[WHAT TO PRODUCE]: Print all of the lines exactly. Any picture among them stays out.

[DATA SHOWN]:
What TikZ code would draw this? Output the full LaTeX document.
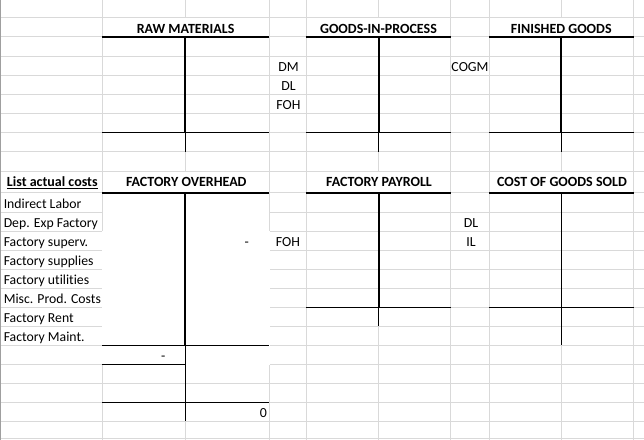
\documentclass[tikz,border=0pt]{standalone}
\usepackage{fontspec}
\setmainfont{Carlito}[Ligatures={NoCommon,NoRequired,NoContextual}]
\begin{document}
\begin{tikzpicture}[x=0.75pt,y=-0.75pt,
  grid/.style={draw=gray!30,line width=0.75pt},
  thk/.style={draw=black,line width=1.5pt},
  thn/.style={draw=black,line width=0.75pt},
  hdr/.style={font=\fontsize{10.5}{12}\selectfont\bfseries,anchor=base,inner sep=0},
  lbl/.style={font=\fontsize{10.4}{12}\selectfont,anchor=base,inner sep=0},
  lst/.style={font=\fontsize{10.3}{12}\selectfont,anchor=base west,inner sep=0}]
\useasboundingbox (0,0) rectangle (644,440);
\fill[white] (0,0) rectangle (644,440);
% spreadsheet grid
\foreach \x in {102.3,185.3,269.3,306.3,378.7,450.7,489.3,561.3,633.7}
  \draw[grid] (\x,0) -- (\x,440);
\foreach \y in {17.3,36.7,56,75.3,94.7,113.3,132.3,151.7,171.3,192.7,212.3,231,250,269,288.3,307.3,326.3,345.3,364.3,383,402.3,421.3,438.7}
  \draw[grid] (0,\y) -- (644,\y);
\draw[line width=0.75pt,gray!75] (0.4,0) -- (0.4,440);
% merged header cells
\foreach \x in {185.3,378.7,561.3}{
  \fill[white] (\x-1.2,17.8) rectangle (\x+1.2,36.2);
  \fill[white] (\x-1.2,171.8) rectangle (\x+1.2,192.2);
}
% filled cells of factory overhead
\fill[white] (103,193.2) rectangle (268.6,231);
\fill[white] (101.5,231) rectangle (270.1,364.9);
% T-accounts
\draw[thk] (102.3,36.7) -- (269.3,36.7);
\draw[thk] (185.3,36.7) -- (185.3,132.3);
\draw[thn] (102.3,132.3) -- (269.3,132.3);
\draw[thn] (185.3,132.3) -- (185.3,151.7);
\draw[thk] (306.3,36.7) -- (450.7,36.7);
\draw[thk] (378.7,36.7) -- (378.7,132.3);
\draw[thn] (306.3,132.3) -- (450.7,132.3);
\draw[thn] (378.7,132.3) -- (378.7,151.7);
\draw[thk] (489.3,36.7) -- (633.7,36.7);
\draw[thk] (561.3,36.7) -- (561.3,132.3);
\draw[thn] (489.3,132.3) -- (633.7,132.3);
\draw[thn] (561.3,132.3) -- (561.3,151.7);
\draw[thk] (102.3,192.7) -- (269.3,192.7);
\draw[thk] (185.3,192.7) -- (185.3,345.3);
\draw[thn] (102.3,345.3) -- (269.3,345.3);
\draw[thn] (185.3,345.3) -- (185.3,421.3);
\draw[thn] (102.3,364.3) -- (185.3,364.3);
\draw[thn] (102.3,402.3) -- (269.3,402.3);
\draw[thk] (306.3,192.7) -- (450.7,192.7);
\draw[thk] (378.7,192.7) -- (378.7,307.3);
\draw[thn] (306.3,307.3) -- (450.7,307.3);
\draw[thn] (378.7,307.3) -- (378.7,326.3);
\draw[thk] (489.3,192.7) -- (633.7,192.7);
\draw[thn] (561.3,192.7) -- (561.3,345.3);
\draw[thn] (489.3,307.3) -- (633.7,307.3);
% texts
\node[hdr] (rm) at (185.6,33.3) {RAW MATERIALS};
\node[hdr] (gip) at (378.5,33.3) {GOODS-IN-PROCESS};
\node[hdr] (fg) at (561.3,33.3) {FINISHED GOODS};
\node[lbl] (dm) at (288.5,71.3) {DM};
\node[lbl] (dla) at (288.5,90.7) {DL};
\node[lbl] (foha) at (288.5,109.3) {FOH};
\node[lbl] (cogm) at (470,71.3) {COGM};
\node[hdr] (lac) at (52.3,186) {\underline{List actual costs}};
\node[hdr] (foh) at (186.3,186) {FACTORY OVERHEAD};
\node[hdr] (fp) at (379,186) {FACTORY PAYROLL};
\node[hdr] (cogs) at (562,186) {COST OF GOODS SOLD};
\node[lst] (l1) at (3.5,208.3) {Indirect Labor};
\node[lst] (l2) at (3.5,227) {Dep. Exp Factory};
\node[lst] (l3) at (3.5,246) {Factory superv.};
\node[lst] (l4) at (3.5,265) {Factory supplies};
\node[lst] (l5) at (3.5,284.3) {Factory utilities};
\node[lst] (l6) at (3.5,303.3) {Misc. Prod. Costs};
\node[lst] (l7) at (3.5,322.3) {Factory Rent};
\node[lst] (l8) at (3.5,341.3) {Factory Maint.};
\node[lbl] (dasha) at (246.7,246) {-};
\node[lbl] (fohb) at (288,246) {FOH};
\node[lbl] (dlb) at (471,227.3) {DL};
\node[lbl] (il) at (471,246.3) {IL};
\node[lbl] (dashb) at (163.3,360.3) {-};
\node[lbl] (zero) at (263.3,417.3) {0};
\end{tikzpicture}
\end{document}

[RESULT OF THIS TASK]:
What TikZ code would draw this? Output the full LaTeX document.
\documentclass[tikz,border=0pt]{standalone}
\usepackage{fontspec}
\setmainfont{Carlito}[Ligatures={NoCommon,NoRequired,NoContextual}]
\begin{document}
\begin{tikzpicture}[x=0.75pt,y=-0.75pt,
  grid/.style={draw=gray!30,line width=0.75pt},
  thk/.style={draw=black,line width=1.5pt},
  thn/.style={draw=black,line width=0.75pt},
  hdr/.style={font=\fontsize{10.5}{12}\selectfont\bfseries,anchor=base,inner sep=0},
  lbl/.style={font=\fontsize{10.4}{12}\selectfont,anchor=base,inner sep=0},
  lst/.style={font=\fontsize{10.3}{12}\selectfont,anchor=base west,inner sep=0}]
\useasboundingbox (0,0) rectangle (644,440);
\fill[white] (0,0) rectangle (644,440);
% spreadsheet grid
\foreach \x in {102.3,185.3,269.3,306.3,378.7,450.7,489.3,561.3,633.7}
  \draw[grid] (\x,0) -- (\x,440);
\foreach \y in {17.3,36.7,56,75.3,94.7,113.3,132.3,151.7,171.3,192.7,212.3,231,250,269,288.3,307.3,326.3,345.3,364.3,383,402.3,421.3,438.7}
  \draw[grid] (0,\y) -- (644,\y);
\draw[line width=0.75pt,gray!75] (0.4,0) -- (0.4,440);
% merged header cells
\foreach \x in {185.3,378.7,561.3}{
  \fill[white] (\x-1.2,17.8) rectangle (\x+1.2,36.2);
  \fill[white] (\x-1.2,171.8) rectangle (\x+1.2,192.2);
}
% filled cells of factory overhead
\fill[white] (103,193.2) rectangle (268.6,231);
\fill[white] (101.5,231) rectangle (270.1,364.9);
% T-accounts
\draw[thk] (102.3,36.7) -- (269.3,36.7);
\draw[thk] (185.3,36.7) -- (185.3,132.3);
\draw[thn] (102.3,132.3) -- (269.3,132.3);
\draw[thn] (185.3,132.3) -- (185.3,151.7);
\draw[thk] (306.3,36.7) -- (450.7,36.7);
\draw[thk] (378.7,36.7) -- (378.7,132.3);
\draw[thn] (306.3,132.3) -- (450.7,132.3);
\draw[thn] (378.7,132.3) -- (378.7,151.7);
\draw[thk] (489.3,36.7) -- (633.7,36.7);
\draw[thk] (561.3,36.7) -- (561.3,132.3);
\draw[thn] (489.3,132.3) -- (633.7,132.3);
\draw[thn] (561.3,132.3) -- (561.3,151.7);
\draw[thk] (102.3,192.7) -- (269.3,192.7);
\draw[thk] (185.3,192.7) -- (185.3,345.3);
\draw[thn] (102.3,345.3) -- (269.3,345.3);
\draw[thn] (185.3,345.3) -- (185.3,421.3);
\draw[thn] (102.3,364.3) -- (185.3,364.3);
\draw[thn] (102.3,402.3) -- (269.3,402.3);
\draw[thk] (306.3,192.7) -- (450.7,192.7);
\draw[thk] (378.7,192.7) -- (378.7,307.3);
\draw[thn] (306.3,307.3) -- (450.7,307.3);
\draw[thn] (378.7,307.3) -- (378.7,326.3);
\draw[thk] (489.3,192.7) -- (633.7,192.7);
\draw[thn] (561.3,192.7) -- (561.3,345.3);
\draw[thn] (489.3,307.3) -- (633.7,307.3);
% texts
\node[hdr] (rm) at (185.6,33.3) {RAW MATERIALS};
\node[hdr] (gip) at (378.5,33.3) {GOODS-IN-PROCESS};
\node[hdr] (fg) at (561.3,33.3) {FINISHED GOODS};
\node[lbl] (dm) at (288.5,71.3) {DM};
\node[lbl] (dla) at (288.5,90.7) {DL};
\node[lbl] (foha) at (288.5,109.3) {FOH};
\node[lbl] (cogm) at (470,71.3) {COGM};
\node[hdr] (lac) at (52.3,186) {\underline{List actual costs}};
\node[hdr] (foh) at (186.3,186) {FACTORY OVERHEAD};
\node[hdr] (fp) at (379,186) {FACTORY PAYROLL};
\node[hdr] (cogs) at (562,186) {COST OF GOODS SOLD};
\node[lst] (l1) at (3.5,208.3) {Indirect Labor};
\node[lst] (l2) at (3.5,227) {Dep. Exp Factory};
\node[lst] (l3) at (3.5,246) {Factory superv.};
\node[lst] (l4) at (3.5,265) {Factory supplies};
\node[lst] (l5) at (3.5,284.3) {Factory utilities};
\node[lst] (l6) at (3.5,303.3) {Misc. Prod. Costs};
\node[lst] (l7) at (3.5,322.3) {Factory Rent};
\node[lst] (l8) at (3.5,341.3) {Factory Maint.};
\node[lbl] (dasha) at (246.7,246) {-};
\node[lbl] (fohb) at (288,246) {FOH};
\node[lbl] (dlb) at (471,227.3) {DL};
\node[lbl] (il) at (471,246.3) {IL};
\node[lbl] (dashb) at (163.3,360.3) {-};
\node[lbl] (zero) at (263.3,417.3) {0};
\end{tikzpicture}
\end{document}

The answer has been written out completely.